Contrechamp

L’agriculture et la question de l’eau

Comment garantir de l’eau en suffisance à un coût supportable pour la production locale de nourriture? Rudi Berli, maraîcher dans le canton de Genève, présente les initiatives menées au bout du lac; Martine Gerber, paysanne bio au-dessus de Bex, évoque sa situation d’agricultrice de montagne.
L’agriculture et la question de l’eau
Contrôle de l’arrosage d’un champ de salades en campagne genevoise, pendant la canicule de juillet 2015. KEYSTONE
Environnement

L’accès à l’eau et l’irrigation deviennent des enjeux centraux pour l’agriculture avec le réchauffement climatique, en raison de la raréfaction des ressources en eau. A Genève, nous observons un déficit hydrique qui se situe entre 20 et 30% pour la 9e année consécutive. En 2022, ce déficit a même atteint 50%. Il est combiné avec une température de 2 oC supérieure à la moyenne et des périodes de sécheresse marquées en été. Les cultures végétales sont très fortement impactées mais également l’élevage, par la disponibilité des fourrages frais et stockés. La question de l’abreuvage devient également problématique. Le maraîchage, très dépendant de la disponibilité en eau, est très touché. Ces dernières années, la consommation d’eau pour l’irrigation maraîchère a augmenté en moyenne de 30% avec une pointe en 2022.

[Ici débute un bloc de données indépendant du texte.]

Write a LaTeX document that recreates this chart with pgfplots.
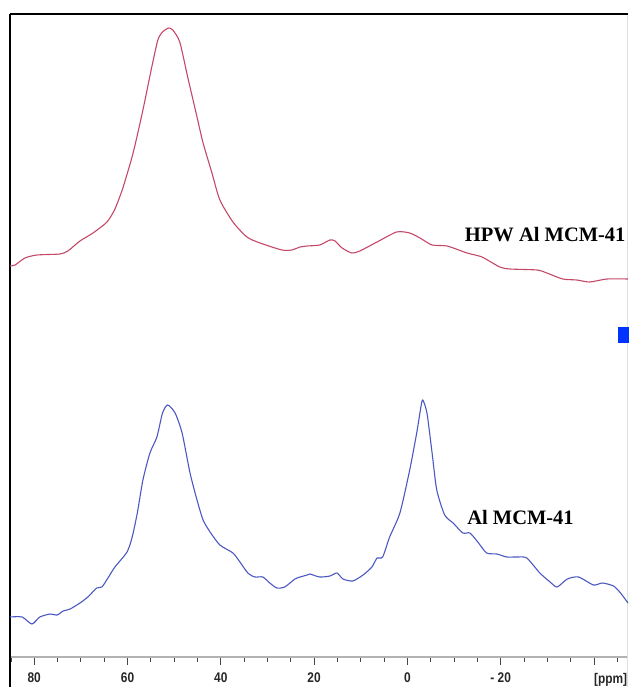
\documentclass[border=0pt]{standalone}
\usepackage{fontspec}
\setmainfont{Liberation Serif}
\newfontfamily\tickfont[FakeStretch=0.85]{Liberation Sans}
\usepackage{pgfplots}
\pgfplotsset{compat=1.18}
\definecolor{hpwred}{RGB}{196,72,104}
\definecolor{alblue}{RGB}{76,88,194}
\definecolor{marker}{RGB}{0,51,255}

\begin{document}
\begin{tikzpicture}
\begin{axis}[
    scale only axis,
    width=618pt, height=643pt,
    x dir=reverse,
    xmin=-47.3, xmax=85.2,
    ymin=0, ymax=643,
    axis line style={draw=none},
    ytick=\empty,
    xtick pos=bottom,
    xtick={-20,0,20,40,60,80},
    xticklabels={- 20,0,20,40,60,80},
    minor xtick={-45,-40,...,85},
    extra x ticks={-40},
    extra x tick labels={[ppm]},
    extra x tick style={xticklabel style={anchor=north west, xshift=-1pt}},
    tick align=outside,
    major tick length=8pt, minor tick length=5pt,
    every tick/.append style={gray!55!black, line width=0.8pt},
    every minor tick/.append style={gray!55!black, line width=0.8pt},
    xticklabel style={font=\tickfont\bfseries\fontsize{14}{14}\selectfont,
        inner sep=1pt, text=black!85, yshift=-7pt},
    /pgf/number format/assume math mode=true,
    clip=false,
]

% frame
\draw[gray!60, line width=1.2pt] (rel axis cs:0,0) -- (rel axis cs:1,0);
\draw[gray!25, line width=1pt] (rel axis cs:1,1) -- (rel axis cs:1,-0.0467);
\draw[black, line width=2pt] (rel axis cs:0,1) -- (rel axis cs:1,1);
\draw[black, line width=1.6pt] (rel axis cs:0,1) -- (rel axis cs:0,-0.0467);

% HPW Al MCM-41
\addplot[color=hpwred, line width=1.1pt, smooth, tension=0.4] coordinates {
(85.2,391)(84.1,392)(82.0,399)(79.4,402)(74.5,403)(72.8,406)(70.2,416)(67.4,424)
(64.4,435)(62.7,448)(61.0,469)(58.8,504)(56.7,547)(54.8,590)(53.5,617)(52.5,625)
(51.2,629)(50.3,627)(48.8,615)(47.1,580)(45.1,540)(43.8,514)(41.9,484)(40.2,457)
(37.4,435)(34.4,420)(31.6,414)(26.9,407)(24.8,407)(23.0,410)(21.5,411)(18.8,412)
(16.6,417)(15.5,416)(14.0,409)(11.9,404)(10.2,406)(6.5,415)(2.3,425)(-0.5,424)
(-2.7,419)(-5.3,412)(-8.5,411)(-12.8,404)(-16.0,400)(-19.8,390)(-22.0,388)
(-27.8,387)(-29.9,384)(-33.3,378)(-36.3,377)(-39.1,375)(-42.8,378)(-47.3,378)
};

% Al MCM-41
\addplot[color=alblue, line width=1.1pt, smooth, tension=0.4] coordinates {
(85.2,40)(82.6,40)(80.5,33)(78.8,40)(76.6,43)(75.1,42)(73.8,46)(72.3,48)(70.2,54)
(68.5,60)(66.6,69)(65.5,70)(64.2,79)(62.7,90)(60.1,105)(59.0,120)(57.9,144)
(56.7,177)(55.2,204)(53.7,220)(52.5,244)(51.4,252)(49.8,244)(48.3,224)(46.6,184)
(45.1,157)(43.8,137)(42.3,125)(40.2,112)(37.4,104)(35.9,95)(34.2,84)(32.7,80)
(31.0,80)(29.5,74)(28.0,69)(26.3,70)(24.1,78)(23.0,80)(21.5,82)(20.9,83)(18.8,80)
(16.6,81)(15.1,84)(13.8,78)(11.7,76)(9.5,82)(7.6,90)(6.5,99)(5.3,100)(3.8,120)
(1.6,144)(-0.5,187)(-2.0,224)(-2.9,250)(-3.3,257)(-4.2,244)(-5.3,204)(-6.3,167)
(-8.0,142)(-9.8,134)(-11.9,124)(-13.4,124)(-15.1,115)(-17.0,104)(-19.2,103)
(-21.3,100)(-23.5,100)(-25.6,99)(-28.4,84)(-30.6,75)(-32.1,70)(-34.3,78)
(-36.7,80)(-39.9,72)(-41.8,74)(-44.2,71)(-45.7,64)(-47.3,54)
};

% blue square on the right edge
\addplot[only marks, mark=square*, mark size=7.5pt, color=marker,
    mark options={xscale=0.67}] coordinates {(-46.2,322.5)};

\node[anchor=west, inner sep=0pt, font=\bfseries\fontsize{20.5}{20.5}\selectfont]
    at (axis cs:-12.3,422) {HPW Al MCM-41};
\node[anchor=west, inner sep=0pt, font=\bfseries\fontsize{20.5}{20.5}\selectfont]
    at (axis cs:-12.8,140) {Al MCM-41};

\coordinate (bl) at (rel axis cs:-0.01618,-0.04666);
\coordinate (tr) at (rel axis cs:1.00162,1.02177);
\end{axis}
\pgfresetboundingbox
\path[use as bounding box] (bl) rectangle (tr);
\end{tikzpicture}
\end{document}
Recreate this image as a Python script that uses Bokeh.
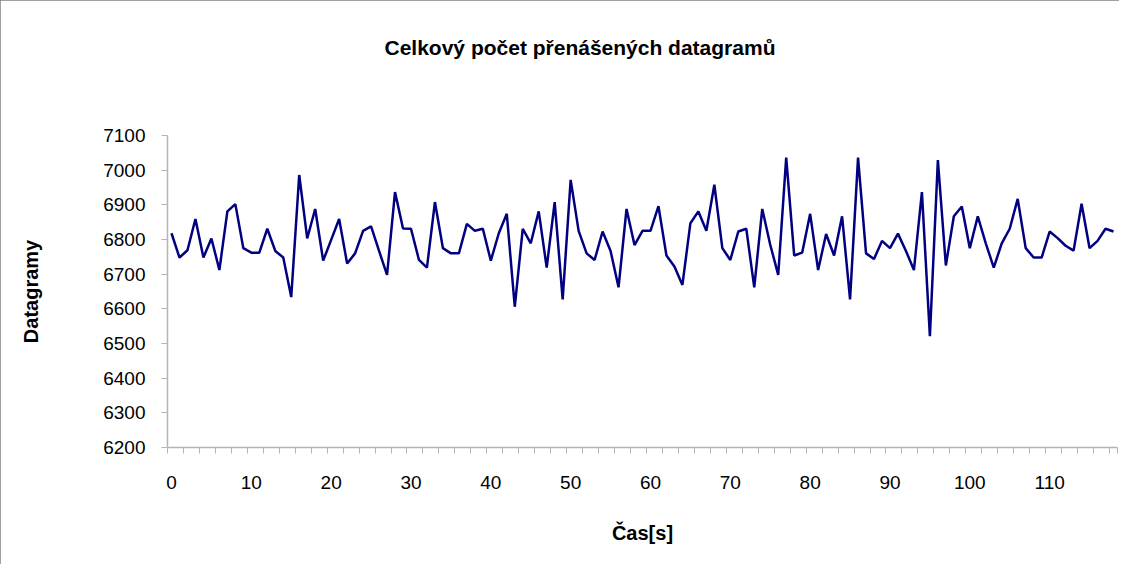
from bokeh.plotting import figure
from bokeh.models import Range1d, FixedTicker, LinearAxis
from bokeh.embed import file_html
from bokeh.resources import INLINE

# Data
time_s = list(range(119))
datagrams = [
    6818, 6748, 6769, 6859, 6748, 6803, 6712, 6881, 6902, 6775,
    6762, 6762, 6831, 6767, 6748, 6634, 6986, 6803, 6888, 6739,
    6799, 6859, 6731, 6760, 6825, 6838, 6767, 6698, 6937, 6832,
    6831, 6741, 6719, 6908, 6775, 6760, 6760, 6845, 6825, 6831,
    6739, 6818, 6874, 6606, 6831, 6789, 6881, 6719, 6908, 6627,
    6972, 6825, 6760, 6741, 6823, 6767, 6662, 6888, 6784, 6825,
    6825, 6896, 6754, 6722, 6669, 6847, 6881, 6825, 6958, 6775,
    6741, 6823, 6831, 6662, 6888, 6785, 6698, 7036, 6754, 6762,
    6874, 6712, 6816, 6754, 6867, 6627, 7036, 6760, 6744, 6796,
    6775, 6817, 6767, 6712, 6937, 6521, 7029, 6725, 6867, 6895,
    6775, 6867, 6789, 6719, 6789, 6831, 6917, 6775, 6748, 6748,
    6823, 6804, 6782, 6768, 6903, 6775, 6796, 6831, 6823,
]
y_ticks = [6200, 6300, 6400, 6500, 6600, 6700, 6800, 6900, 7000, 7100]
x_label_ticks = [0, 10, 20, 30, 40, 50, 60, 70, 80, 90, 100, 110]

title_text = "Celkový počet přenášených datagramů"
x_title = "Čas[s]"
y_title = "Datagramy"

FONT = "Liberation Sans"
AXIS_COLOR = "#b4b4b4"

p = figure(
    width=1119, height=564,
    output_backend="svg", toolbar_location=None,
    x_range=Range1d(-0.5, len(time_s) - 0.5),
    y_range=Range1d(y_ticks[0], y_ticks[-1]),
    min_border_left=167, min_border_right=2,
    min_border_top=135, min_border_bottom=117,
    title=title_text,
)
p.styles = {"outline": "1px solid #808080", "outline-offset": "-1px"}

xa = p.below[0]
ya = p.left[0]

p.line(time_s, datagrams, line_color="#000080", line_width=2.5)

p.outline_line_color = None
p.xgrid.visible = False
p.ygrid.visible = False
p.background_fill_color = "white"
p.border_fill_color = "white"

# Invisible spacer axis between the title and the plot area
spacer_tick = x_label_ticks[0]
spacer = LinearAxis(ticker=FixedTicker(ticks=[spacer_tick]), axis_line_color=None,
                    major_tick_line_color=None, minor_tick_line_color=None,
                    major_tick_out=72, major_tick_in=0, minor_tick_out=0,
                    major_label_overrides={spacer_tick: ""},
                    major_label_standoff=0)
p.add_layout(spacer, "above")

# Title
p.title.text_font = FONT
p.title.text_font_size = "21px"
p.title.text_font_style = "bold"
p.title.text_color = "black"
p.title.align = "left"
p.title.offset = 217
p.title.standoff = 10

# X axis
minor = [i - 0.5 for i in time_s[::2]] + [len(time_s) - 0.5]
xa.ticker = FixedTicker(ticks=x_label_ticks, minor_ticks=minor)
xa.axis_line_color = AXIS_COLOR
xa.axis_line_width = 1.5
xa.major_tick_line_color = None
xa.major_tick_out = 0
xa.major_tick_in = 0
xa.minor_tick_line_color = AXIS_COLOR
xa.minor_tick_out = 6
xa.minor_tick_in = 0
xa.major_label_text_font = FONT
xa.major_label_text_font_size = "19px"
xa.major_label_text_color = "black"
xa.major_label_standoff = 22
xa.axis_label = x_title
xa.axis_label_text_font = FONT
xa.axis_label_text_font_size = "20px"
xa.axis_label_text_font_style = "bold"
xa.axis_label_text_color = "black"
xa.axis_label_standoff = 30

# Y axis
ya.ticker = FixedTicker(ticks=y_ticks)
ya.axis_line_color = AXIS_COLOR
ya.axis_line_width = 1.5
ya.major_tick_line_color = AXIS_COLOR
ya.major_tick_out = 6
ya.major_tick_in = 0
ya.minor_tick_line_color = None
ya.major_label_text_font = FONT
ya.major_label_text_font_size = "19px"
ya.major_label_text_color = "black"
ya.major_label_standoff = 16
ya.axis_label = y_title
ya.axis_label_text_font = FONT
ya.axis_label_text_font_size = "20px"
ya.axis_label_text_font_style = "bold"
ya.axis_label_text_color = "black"
ya.axis_label_standoff = 58

open("out.html", "w").write(file_html(p, INLINE))
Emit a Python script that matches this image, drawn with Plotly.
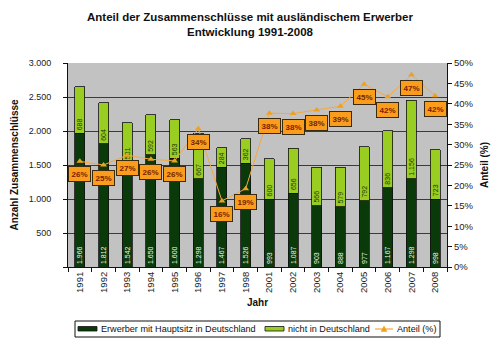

Dans ces conditions, la consommation par hectare peut aller jusqu’à 3500 m3 par an, selon les cultures et les modes d’irrigation. Le coût de l’eau dans la production maraîchère représente environ 12% des coûts de production (hors main-d’œuvre) dans le canton de Genève, avec un prix moyen de 1,40 franc/m3. Il s’agit d’un tarif agricole hors taxe d’épuration, variable selon les parcelles et le débit des compteurs. A Genève, une ferme ne paie donc pas toute son eau au même prix. D’un canton à l’autre non plus, puisque les prix peuvent varier de 0,60 franc à plus 3 francs par m3. L’eau n’est donc pas seulement un enjeu agronomique mais aussi un enjeu économique vital pour ces secteurs directement touchés. Par ailleurs, l’agriculture ne consomme à Genève que 2% du volume d’eau global.

Après les demandes formulées par Agri Genève et un vote à l’unanimité du Grand Conseil, le Canton a octroyé en 2022 un dédommagement de 1,6 million de francs pour les pertes de fourrages estimées, ainsi qu’un abattement de 50% sur le surcoût pour l’eau d’irrigation. Ces mesures d’urgence étaient destinées à limiter les pertes dues à la sécheresse et à permettre un accès un peu plus avantageux à l’eau pour l’agriculture paysanne, pour sa mission de production alimentaire.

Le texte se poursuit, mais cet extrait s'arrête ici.